# [Required work]
The answer is one number: how many lines hold the string "chart".

# [Source records]

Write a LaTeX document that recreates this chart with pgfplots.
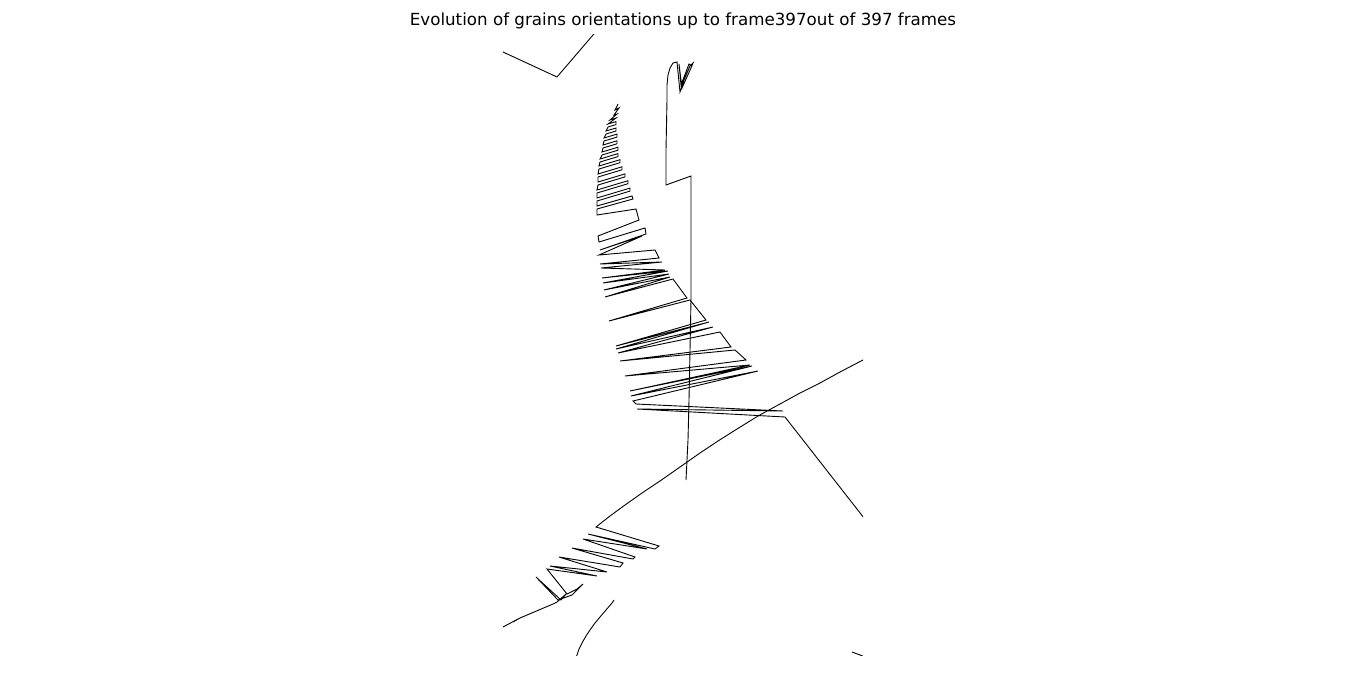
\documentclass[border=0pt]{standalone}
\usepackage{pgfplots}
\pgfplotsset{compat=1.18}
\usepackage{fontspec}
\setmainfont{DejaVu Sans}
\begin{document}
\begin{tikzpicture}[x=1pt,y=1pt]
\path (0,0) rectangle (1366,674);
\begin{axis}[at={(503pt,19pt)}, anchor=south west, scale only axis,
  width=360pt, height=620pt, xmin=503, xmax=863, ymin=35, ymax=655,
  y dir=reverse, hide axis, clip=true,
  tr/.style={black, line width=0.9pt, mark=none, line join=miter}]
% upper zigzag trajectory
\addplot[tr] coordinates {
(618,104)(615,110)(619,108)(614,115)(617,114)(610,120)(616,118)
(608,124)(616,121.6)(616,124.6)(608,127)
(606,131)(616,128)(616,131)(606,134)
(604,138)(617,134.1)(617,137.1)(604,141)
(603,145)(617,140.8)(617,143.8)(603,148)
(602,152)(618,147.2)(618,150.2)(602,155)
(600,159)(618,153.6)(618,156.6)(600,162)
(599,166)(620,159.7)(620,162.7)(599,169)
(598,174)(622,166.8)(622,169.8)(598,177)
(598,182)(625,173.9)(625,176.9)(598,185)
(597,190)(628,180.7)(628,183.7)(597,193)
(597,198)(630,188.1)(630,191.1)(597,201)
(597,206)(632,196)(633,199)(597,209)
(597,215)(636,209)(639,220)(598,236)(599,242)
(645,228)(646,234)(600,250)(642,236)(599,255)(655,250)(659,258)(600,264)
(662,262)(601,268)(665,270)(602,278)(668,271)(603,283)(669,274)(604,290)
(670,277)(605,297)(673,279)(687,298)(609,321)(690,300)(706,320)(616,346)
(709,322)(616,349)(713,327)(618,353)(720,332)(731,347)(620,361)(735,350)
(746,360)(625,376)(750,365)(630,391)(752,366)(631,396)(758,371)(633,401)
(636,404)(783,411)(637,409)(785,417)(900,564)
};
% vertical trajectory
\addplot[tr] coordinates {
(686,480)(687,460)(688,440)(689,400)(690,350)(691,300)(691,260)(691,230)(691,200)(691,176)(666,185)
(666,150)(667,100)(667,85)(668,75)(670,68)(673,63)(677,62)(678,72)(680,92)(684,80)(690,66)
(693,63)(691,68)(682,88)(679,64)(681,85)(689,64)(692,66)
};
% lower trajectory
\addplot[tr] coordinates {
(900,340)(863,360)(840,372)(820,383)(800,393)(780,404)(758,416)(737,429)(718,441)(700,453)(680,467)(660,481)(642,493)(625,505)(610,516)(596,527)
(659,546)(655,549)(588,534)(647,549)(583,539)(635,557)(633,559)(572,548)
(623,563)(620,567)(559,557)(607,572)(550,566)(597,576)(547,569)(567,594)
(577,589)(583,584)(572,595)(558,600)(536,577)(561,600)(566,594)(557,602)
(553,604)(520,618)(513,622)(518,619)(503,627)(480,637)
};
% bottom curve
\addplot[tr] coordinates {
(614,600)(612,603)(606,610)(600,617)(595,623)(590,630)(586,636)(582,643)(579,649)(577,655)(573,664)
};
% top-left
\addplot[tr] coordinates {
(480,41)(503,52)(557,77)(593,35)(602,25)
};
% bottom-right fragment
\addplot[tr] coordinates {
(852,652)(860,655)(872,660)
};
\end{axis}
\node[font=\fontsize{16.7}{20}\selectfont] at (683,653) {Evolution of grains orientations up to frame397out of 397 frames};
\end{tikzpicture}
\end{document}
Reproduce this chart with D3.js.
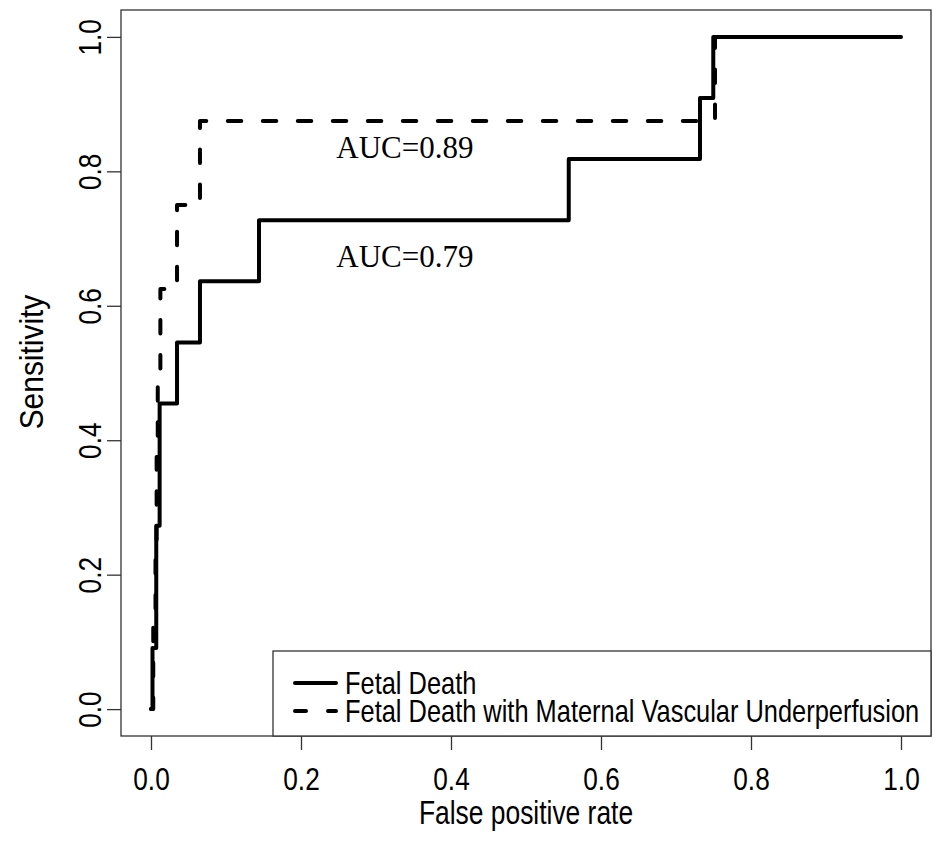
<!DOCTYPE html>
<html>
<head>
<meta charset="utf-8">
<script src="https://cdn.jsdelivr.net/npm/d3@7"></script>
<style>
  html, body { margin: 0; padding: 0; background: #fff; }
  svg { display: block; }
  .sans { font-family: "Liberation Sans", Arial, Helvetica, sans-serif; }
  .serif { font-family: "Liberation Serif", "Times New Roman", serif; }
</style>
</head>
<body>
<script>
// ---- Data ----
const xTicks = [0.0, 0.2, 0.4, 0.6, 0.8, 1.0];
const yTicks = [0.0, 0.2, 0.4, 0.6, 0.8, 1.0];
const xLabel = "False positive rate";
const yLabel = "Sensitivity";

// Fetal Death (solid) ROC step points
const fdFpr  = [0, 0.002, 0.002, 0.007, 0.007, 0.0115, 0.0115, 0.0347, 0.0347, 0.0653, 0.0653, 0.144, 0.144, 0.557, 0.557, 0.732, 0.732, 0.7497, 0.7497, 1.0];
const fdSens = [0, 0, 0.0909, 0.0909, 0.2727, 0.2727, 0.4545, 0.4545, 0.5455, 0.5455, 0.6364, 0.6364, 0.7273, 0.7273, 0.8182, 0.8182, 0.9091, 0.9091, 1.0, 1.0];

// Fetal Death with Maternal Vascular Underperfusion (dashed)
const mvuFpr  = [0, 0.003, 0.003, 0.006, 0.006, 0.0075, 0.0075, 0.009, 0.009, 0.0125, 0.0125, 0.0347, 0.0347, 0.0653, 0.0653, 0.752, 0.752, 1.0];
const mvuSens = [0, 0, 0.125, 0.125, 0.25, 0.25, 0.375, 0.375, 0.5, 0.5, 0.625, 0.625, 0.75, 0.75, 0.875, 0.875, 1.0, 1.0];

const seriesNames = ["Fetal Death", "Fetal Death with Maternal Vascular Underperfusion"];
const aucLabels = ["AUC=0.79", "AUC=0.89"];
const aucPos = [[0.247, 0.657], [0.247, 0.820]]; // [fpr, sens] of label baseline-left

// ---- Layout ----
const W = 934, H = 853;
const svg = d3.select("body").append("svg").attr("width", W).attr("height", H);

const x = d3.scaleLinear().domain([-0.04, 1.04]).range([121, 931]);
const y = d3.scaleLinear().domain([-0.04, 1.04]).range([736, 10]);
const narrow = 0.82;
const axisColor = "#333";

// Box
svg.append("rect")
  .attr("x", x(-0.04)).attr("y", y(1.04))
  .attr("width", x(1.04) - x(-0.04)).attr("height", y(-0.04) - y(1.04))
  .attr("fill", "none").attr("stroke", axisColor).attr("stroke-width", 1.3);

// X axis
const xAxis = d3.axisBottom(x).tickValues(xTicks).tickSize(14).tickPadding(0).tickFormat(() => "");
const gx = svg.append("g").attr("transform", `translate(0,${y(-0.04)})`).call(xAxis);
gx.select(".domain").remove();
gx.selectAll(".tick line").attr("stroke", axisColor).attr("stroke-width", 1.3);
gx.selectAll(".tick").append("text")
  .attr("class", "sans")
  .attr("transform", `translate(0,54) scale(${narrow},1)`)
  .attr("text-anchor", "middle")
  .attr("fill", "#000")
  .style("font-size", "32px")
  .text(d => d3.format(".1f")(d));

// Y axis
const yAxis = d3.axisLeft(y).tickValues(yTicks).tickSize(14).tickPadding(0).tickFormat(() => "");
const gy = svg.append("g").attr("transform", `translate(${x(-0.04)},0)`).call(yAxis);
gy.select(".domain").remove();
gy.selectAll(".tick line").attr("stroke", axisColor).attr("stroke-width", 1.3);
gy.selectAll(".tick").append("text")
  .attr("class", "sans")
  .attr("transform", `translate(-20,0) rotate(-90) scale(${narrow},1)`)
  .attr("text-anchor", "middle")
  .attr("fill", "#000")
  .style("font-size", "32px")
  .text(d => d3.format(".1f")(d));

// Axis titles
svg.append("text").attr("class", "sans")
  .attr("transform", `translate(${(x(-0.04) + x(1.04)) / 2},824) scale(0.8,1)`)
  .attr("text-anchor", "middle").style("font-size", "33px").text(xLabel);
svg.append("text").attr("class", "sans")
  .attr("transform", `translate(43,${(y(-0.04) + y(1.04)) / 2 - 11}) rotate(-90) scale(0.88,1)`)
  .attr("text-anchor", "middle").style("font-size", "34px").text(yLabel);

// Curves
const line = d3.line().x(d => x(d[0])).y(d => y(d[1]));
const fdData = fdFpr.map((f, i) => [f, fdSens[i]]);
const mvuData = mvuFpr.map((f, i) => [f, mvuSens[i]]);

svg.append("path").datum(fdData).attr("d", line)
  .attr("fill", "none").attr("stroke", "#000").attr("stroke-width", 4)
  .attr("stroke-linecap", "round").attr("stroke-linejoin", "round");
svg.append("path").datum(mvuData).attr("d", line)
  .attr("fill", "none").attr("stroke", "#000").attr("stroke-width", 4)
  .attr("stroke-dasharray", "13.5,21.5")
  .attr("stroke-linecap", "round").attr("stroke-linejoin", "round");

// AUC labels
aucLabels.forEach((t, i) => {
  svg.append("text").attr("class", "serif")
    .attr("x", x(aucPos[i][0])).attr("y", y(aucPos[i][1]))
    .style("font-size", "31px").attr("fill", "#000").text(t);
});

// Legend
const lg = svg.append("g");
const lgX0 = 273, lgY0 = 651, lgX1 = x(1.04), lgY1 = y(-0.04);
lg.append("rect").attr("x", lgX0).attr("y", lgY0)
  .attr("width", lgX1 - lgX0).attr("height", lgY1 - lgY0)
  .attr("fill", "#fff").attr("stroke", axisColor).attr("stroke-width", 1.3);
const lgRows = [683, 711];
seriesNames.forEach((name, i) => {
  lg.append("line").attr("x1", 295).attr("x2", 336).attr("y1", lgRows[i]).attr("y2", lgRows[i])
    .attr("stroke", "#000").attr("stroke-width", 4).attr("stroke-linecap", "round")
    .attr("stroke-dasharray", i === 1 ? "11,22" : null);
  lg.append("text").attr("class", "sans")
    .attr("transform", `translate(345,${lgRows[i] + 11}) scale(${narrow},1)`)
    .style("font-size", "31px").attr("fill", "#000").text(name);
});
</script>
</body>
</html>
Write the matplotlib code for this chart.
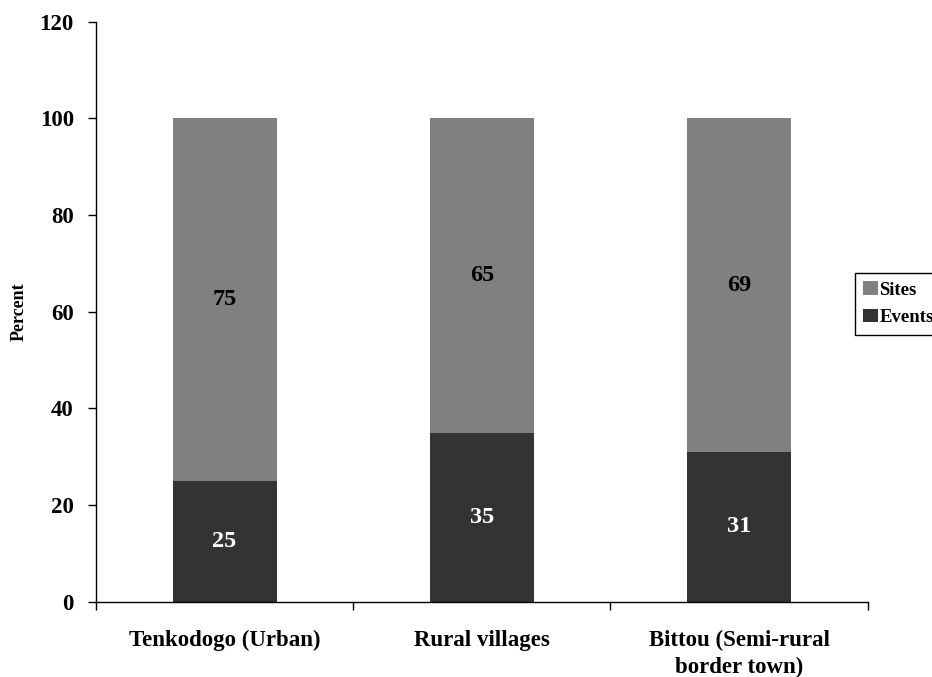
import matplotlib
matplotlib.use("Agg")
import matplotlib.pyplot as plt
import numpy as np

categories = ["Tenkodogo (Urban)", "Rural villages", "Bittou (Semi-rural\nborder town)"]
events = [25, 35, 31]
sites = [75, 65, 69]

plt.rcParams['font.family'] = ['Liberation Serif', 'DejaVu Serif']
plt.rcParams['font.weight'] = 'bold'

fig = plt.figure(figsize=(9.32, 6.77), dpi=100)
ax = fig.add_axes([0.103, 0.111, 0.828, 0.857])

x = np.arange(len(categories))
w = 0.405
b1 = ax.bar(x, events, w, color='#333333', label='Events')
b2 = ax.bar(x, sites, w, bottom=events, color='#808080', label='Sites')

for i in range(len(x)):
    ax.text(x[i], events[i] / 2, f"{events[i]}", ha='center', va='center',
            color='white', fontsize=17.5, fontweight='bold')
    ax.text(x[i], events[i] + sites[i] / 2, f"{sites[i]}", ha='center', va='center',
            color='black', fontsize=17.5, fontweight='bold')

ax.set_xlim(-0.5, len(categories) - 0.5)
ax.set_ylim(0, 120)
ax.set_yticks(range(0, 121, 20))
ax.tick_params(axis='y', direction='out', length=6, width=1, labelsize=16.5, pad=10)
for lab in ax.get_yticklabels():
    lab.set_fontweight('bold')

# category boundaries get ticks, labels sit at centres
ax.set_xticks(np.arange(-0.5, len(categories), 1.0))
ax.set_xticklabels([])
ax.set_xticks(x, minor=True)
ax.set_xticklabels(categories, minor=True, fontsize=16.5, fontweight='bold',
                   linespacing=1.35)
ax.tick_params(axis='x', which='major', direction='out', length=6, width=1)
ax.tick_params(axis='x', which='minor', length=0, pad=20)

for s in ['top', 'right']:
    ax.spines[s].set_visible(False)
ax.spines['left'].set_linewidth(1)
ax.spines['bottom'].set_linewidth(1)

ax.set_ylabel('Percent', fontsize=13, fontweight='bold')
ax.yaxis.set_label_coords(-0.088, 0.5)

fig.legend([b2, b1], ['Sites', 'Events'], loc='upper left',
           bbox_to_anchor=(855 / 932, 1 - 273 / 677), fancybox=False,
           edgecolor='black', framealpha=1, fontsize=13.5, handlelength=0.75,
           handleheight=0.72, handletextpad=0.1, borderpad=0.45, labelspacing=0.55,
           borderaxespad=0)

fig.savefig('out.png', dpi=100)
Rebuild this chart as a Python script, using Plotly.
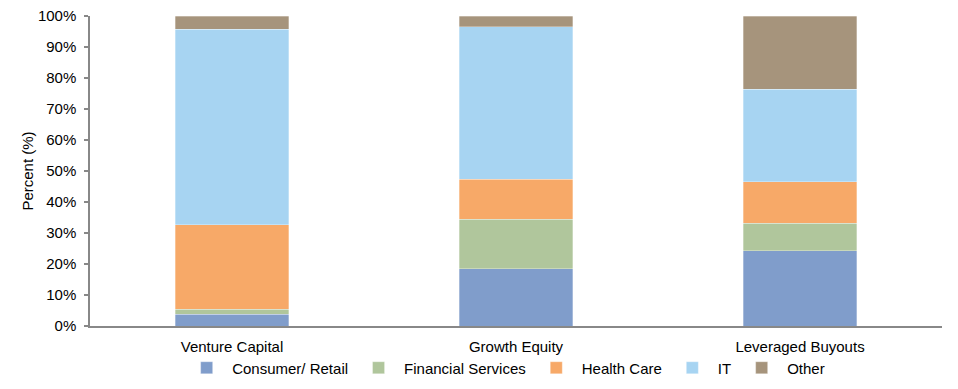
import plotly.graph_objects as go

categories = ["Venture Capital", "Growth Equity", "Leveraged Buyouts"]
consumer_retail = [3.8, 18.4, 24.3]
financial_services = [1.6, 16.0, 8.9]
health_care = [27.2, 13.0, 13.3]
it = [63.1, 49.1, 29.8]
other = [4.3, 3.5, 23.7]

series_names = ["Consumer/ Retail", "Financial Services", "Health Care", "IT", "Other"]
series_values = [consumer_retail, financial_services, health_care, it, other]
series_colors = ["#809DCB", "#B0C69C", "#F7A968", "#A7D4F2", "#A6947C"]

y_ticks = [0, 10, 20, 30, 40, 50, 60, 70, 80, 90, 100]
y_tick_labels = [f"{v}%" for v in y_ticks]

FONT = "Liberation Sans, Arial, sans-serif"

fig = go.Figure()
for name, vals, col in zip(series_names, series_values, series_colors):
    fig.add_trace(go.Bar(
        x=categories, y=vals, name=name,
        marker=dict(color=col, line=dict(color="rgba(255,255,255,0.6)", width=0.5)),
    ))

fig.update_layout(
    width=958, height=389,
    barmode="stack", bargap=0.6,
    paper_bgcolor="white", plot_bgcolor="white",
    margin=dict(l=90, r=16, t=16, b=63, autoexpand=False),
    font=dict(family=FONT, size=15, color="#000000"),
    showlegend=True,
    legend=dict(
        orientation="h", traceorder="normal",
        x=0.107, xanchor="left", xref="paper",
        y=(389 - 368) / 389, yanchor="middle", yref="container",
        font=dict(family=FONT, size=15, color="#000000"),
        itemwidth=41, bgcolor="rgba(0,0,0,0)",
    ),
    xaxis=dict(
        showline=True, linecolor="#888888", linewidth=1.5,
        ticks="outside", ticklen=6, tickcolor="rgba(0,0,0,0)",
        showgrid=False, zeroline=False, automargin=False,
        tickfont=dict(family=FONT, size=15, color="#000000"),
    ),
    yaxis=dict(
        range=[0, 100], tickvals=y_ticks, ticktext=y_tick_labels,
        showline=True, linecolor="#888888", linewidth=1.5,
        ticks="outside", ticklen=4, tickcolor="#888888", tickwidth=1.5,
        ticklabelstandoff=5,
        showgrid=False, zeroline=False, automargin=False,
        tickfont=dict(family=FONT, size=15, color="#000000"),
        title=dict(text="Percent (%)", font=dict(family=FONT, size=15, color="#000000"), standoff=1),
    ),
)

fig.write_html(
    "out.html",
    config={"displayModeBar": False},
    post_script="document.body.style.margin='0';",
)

# [Result of the task]
4